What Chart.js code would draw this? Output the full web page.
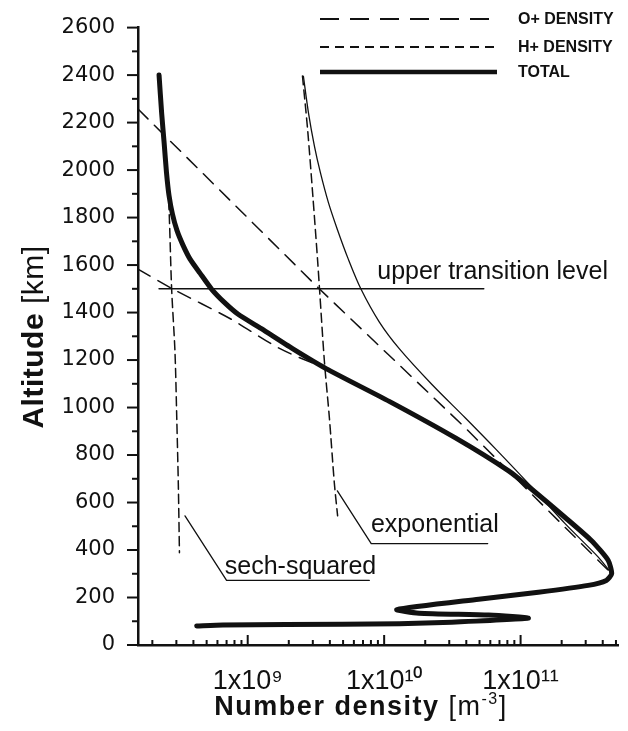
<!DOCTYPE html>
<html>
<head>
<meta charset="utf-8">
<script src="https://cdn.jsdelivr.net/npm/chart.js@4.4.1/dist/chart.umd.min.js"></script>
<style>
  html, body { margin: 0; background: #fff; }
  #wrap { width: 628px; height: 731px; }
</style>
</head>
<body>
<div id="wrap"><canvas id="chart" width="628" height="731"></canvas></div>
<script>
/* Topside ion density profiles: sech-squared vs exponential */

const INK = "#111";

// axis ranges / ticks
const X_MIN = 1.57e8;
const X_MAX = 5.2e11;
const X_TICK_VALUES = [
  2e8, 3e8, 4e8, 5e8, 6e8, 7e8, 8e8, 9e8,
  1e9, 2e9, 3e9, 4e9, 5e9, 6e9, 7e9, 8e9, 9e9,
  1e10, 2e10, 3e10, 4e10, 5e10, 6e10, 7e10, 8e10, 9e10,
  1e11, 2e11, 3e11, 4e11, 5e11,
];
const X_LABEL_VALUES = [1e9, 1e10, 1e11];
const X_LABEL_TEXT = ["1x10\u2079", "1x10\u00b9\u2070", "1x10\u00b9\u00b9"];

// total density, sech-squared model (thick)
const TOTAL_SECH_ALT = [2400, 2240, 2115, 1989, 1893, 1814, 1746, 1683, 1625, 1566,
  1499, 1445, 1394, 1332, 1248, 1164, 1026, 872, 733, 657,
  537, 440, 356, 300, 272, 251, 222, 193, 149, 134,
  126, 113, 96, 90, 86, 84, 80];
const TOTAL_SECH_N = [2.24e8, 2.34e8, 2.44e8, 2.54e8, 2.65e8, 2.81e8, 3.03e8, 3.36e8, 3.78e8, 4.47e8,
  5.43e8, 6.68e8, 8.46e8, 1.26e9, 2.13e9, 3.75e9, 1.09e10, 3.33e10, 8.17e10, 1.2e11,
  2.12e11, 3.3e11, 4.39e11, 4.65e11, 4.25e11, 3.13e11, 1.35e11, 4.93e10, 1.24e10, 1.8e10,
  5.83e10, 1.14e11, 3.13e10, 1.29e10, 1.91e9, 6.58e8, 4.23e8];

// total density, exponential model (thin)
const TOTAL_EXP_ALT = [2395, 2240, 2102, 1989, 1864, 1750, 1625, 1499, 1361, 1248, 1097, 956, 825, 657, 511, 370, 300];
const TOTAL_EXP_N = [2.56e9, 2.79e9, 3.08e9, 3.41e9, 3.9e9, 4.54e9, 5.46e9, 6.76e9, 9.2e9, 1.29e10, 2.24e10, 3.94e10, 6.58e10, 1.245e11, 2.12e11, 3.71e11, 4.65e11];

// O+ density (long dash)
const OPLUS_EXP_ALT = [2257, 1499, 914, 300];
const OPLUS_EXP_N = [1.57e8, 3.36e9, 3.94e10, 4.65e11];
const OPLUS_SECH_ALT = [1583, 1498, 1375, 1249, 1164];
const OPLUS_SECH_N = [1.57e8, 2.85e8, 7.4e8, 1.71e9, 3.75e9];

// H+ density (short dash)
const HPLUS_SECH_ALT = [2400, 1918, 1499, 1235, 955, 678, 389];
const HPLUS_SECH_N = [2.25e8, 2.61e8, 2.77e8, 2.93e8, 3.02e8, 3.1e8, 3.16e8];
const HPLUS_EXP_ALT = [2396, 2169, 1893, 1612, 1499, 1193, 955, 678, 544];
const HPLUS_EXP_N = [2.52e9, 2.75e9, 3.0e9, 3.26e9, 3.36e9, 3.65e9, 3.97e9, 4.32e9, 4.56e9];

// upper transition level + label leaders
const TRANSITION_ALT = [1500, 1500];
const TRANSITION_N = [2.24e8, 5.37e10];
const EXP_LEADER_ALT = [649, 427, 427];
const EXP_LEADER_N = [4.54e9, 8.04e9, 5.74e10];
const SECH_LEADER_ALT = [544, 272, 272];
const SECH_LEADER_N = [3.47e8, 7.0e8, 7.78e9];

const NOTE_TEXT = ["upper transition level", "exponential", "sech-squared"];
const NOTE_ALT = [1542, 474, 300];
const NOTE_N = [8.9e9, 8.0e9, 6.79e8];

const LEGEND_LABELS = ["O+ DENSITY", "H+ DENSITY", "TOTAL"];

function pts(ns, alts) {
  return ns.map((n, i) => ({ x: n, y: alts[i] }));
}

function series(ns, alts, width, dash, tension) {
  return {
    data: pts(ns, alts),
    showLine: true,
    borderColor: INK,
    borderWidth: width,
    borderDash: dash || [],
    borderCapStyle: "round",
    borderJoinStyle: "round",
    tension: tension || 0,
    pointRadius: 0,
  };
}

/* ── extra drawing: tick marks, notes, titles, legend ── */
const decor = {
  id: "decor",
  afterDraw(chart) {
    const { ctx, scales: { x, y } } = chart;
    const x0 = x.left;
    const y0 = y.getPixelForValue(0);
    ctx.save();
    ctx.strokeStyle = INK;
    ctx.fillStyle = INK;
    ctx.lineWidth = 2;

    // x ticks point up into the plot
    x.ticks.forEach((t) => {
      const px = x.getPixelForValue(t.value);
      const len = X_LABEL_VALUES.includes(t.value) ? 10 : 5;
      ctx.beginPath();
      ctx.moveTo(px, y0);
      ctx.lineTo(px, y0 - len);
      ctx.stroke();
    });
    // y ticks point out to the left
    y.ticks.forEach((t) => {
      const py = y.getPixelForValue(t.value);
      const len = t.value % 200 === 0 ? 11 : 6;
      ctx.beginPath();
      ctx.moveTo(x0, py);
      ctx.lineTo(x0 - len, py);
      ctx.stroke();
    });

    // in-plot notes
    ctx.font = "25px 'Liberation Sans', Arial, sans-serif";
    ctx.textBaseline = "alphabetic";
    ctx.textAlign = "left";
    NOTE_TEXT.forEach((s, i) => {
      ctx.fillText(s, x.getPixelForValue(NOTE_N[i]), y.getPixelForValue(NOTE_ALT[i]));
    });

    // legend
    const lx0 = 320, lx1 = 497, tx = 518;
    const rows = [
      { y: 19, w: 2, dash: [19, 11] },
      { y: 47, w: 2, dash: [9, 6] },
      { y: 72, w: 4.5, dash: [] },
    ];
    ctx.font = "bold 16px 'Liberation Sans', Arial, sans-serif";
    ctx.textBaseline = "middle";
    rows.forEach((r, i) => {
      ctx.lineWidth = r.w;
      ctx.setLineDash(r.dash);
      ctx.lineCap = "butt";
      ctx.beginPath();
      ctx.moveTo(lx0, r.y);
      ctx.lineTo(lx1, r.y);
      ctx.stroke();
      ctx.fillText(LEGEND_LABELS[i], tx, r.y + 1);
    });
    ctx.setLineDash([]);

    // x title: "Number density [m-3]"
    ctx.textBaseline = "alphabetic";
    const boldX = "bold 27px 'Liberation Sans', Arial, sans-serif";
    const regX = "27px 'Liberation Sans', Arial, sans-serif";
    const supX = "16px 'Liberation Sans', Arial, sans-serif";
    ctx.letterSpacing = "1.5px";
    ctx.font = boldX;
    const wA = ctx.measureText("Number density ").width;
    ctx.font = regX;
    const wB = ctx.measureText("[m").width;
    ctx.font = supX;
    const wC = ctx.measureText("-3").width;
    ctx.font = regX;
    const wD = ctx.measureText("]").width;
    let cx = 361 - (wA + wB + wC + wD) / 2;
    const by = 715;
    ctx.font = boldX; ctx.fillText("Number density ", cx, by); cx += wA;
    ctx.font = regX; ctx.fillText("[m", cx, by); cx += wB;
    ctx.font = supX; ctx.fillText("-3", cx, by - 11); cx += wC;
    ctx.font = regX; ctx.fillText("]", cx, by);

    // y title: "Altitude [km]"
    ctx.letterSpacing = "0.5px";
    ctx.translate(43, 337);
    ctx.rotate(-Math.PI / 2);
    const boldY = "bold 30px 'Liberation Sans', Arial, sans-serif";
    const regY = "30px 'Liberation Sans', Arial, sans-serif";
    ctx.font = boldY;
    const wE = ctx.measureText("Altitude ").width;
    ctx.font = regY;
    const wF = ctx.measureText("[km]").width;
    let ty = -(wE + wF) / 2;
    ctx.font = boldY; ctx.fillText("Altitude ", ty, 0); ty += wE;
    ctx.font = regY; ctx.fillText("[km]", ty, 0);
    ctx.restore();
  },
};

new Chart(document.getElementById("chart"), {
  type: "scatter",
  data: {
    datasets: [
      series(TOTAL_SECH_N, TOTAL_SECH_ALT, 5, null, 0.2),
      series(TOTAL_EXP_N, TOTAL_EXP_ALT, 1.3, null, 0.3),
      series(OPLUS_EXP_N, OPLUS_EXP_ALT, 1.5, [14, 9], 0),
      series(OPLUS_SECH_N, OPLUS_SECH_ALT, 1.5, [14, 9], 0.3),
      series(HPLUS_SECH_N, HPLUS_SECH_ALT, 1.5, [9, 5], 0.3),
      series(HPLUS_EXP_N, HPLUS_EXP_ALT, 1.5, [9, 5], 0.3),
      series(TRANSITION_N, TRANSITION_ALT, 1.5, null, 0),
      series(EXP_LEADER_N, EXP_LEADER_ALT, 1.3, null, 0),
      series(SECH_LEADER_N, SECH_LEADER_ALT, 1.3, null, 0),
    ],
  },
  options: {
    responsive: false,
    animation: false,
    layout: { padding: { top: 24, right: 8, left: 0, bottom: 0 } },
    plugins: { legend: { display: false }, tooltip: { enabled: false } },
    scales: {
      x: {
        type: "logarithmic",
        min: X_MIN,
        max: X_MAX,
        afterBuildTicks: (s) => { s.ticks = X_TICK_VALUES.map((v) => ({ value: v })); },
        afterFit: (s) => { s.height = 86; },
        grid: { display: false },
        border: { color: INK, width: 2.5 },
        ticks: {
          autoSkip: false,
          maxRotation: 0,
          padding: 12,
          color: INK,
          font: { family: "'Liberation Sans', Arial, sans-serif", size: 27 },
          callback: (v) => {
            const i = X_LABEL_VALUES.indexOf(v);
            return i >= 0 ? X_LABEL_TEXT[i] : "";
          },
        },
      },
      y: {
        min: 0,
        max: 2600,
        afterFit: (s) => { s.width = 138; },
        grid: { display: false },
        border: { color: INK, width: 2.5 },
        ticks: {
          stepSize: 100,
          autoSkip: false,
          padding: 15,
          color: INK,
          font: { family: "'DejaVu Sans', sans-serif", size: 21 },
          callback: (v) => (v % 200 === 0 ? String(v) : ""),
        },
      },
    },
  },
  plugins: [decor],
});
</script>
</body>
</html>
______
__Task objective__
Repeat only the lines from the beginning of the material through the line containing "const OPLUS_SECH_N = [1.57e8, 2.85e8, 7.4e8, 1.71e9, 3.75e9];", both ends kept, leaving pictures out.

__Written reply__
What Chart.js code would draw this? Output the full web page.
<!DOCTYPE html>
<html>
<head>
<meta charset="utf-8">
<script src="https://cdn.jsdelivr.net/npm/chart.js@4.4.1/dist/chart.umd.min.js"></script>
<style>
  html, body { margin: 0; background: #fff; }
  #wrap { width: 628px; height: 731px; }
</style>
</head>
<body>
<div id="wrap"><canvas id="chart" width="628" height="731"></canvas></div>
<script>
/* Topside ion density profiles: sech-squared vs exponential */

const INK = "#111";

// axis ranges / ticks
const X_MIN = 1.57e8;
const X_MAX = 5.2e11;
const X_TICK_VALUES = [
  2e8, 3e8, 4e8, 5e8, 6e8, 7e8, 8e8, 9e8,
  1e9, 2e9, 3e9, 4e9, 5e9, 6e9, 7e9, 8e9, 9e9,
  1e10, 2e10, 3e10, 4e10, 5e10, 6e10, 7e10, 8e10, 9e10,
  1e11, 2e11, 3e11, 4e11, 5e11,
];
const X_LABEL_VALUES = [1e9, 1e10, 1e11];
const X_LABEL_TEXT = ["1x10\u2079", "1x10\u00b9\u2070", "1x10\u00b9\u00b9"];

// total density, sech-squared model (thick)
const TOTAL_SECH_ALT = [2400, 2240, 2115, 1989, 1893, 1814, 1746, 1683, 1625, 1566,
  1499, 1445, 1394, 1332, 1248, 1164, 1026, 872, 733, 657,
  537, 440, 356, 300, 272, 251, 222, 193, 149, 134,
  126, 113, 96, 90, 86, 84, 80];
const TOTAL_SECH_N = [2.24e8, 2.34e8, 2.44e8, 2.54e8, 2.65e8, 2.81e8, 3.03e8, 3.36e8, 3.78e8, 4.47e8,
  5.43e8, 6.68e8, 8.46e8, 1.26e9, 2.13e9, 3.75e9, 1.09e10, 3.33e10, 8.17e10, 1.2e11,
  2.12e11, 3.3e11, 4.39e11, 4.65e11, 4.25e11, 3.13e11, 1.35e11, 4.93e10, 1.24e10, 1.8e10,
  5.83e10, 1.14e11, 3.13e10, 1.29e10, 1.91e9, 6.58e8, 4.23e8];

// total density, exponential model (thin)
const TOTAL_EXP_ALT = [2395, 2240, 2102, 1989, 1864, 1750, 1625, 1499, 1361, 1248, 1097, 956, 825, 657, 511, 370, 300];
const TOTAL_EXP_N = [2.56e9, 2.79e9, 3.08e9, 3.41e9, 3.9e9, 4.54e9, 5.46e9, 6.76e9, 9.2e9, 1.29e10, 2.24e10, 3.94e10, 6.58e10, 1.245e11, 2.12e11, 3.71e11, 4.65e11];

// O+ density (long dash)
const OPLUS_EXP_ALT = [2257, 1499, 914, 300];
const OPLUS_EXP_N = [1.57e8, 3.36e9, 3.94e10, 4.65e11];
const OPLUS_SECH_ALT = [1583, 1498, 1375, 1249, 1164];
const OPLUS_SECH_N = [1.57e8, 2.85e8, 7.4e8, 1.71e9, 3.75e9];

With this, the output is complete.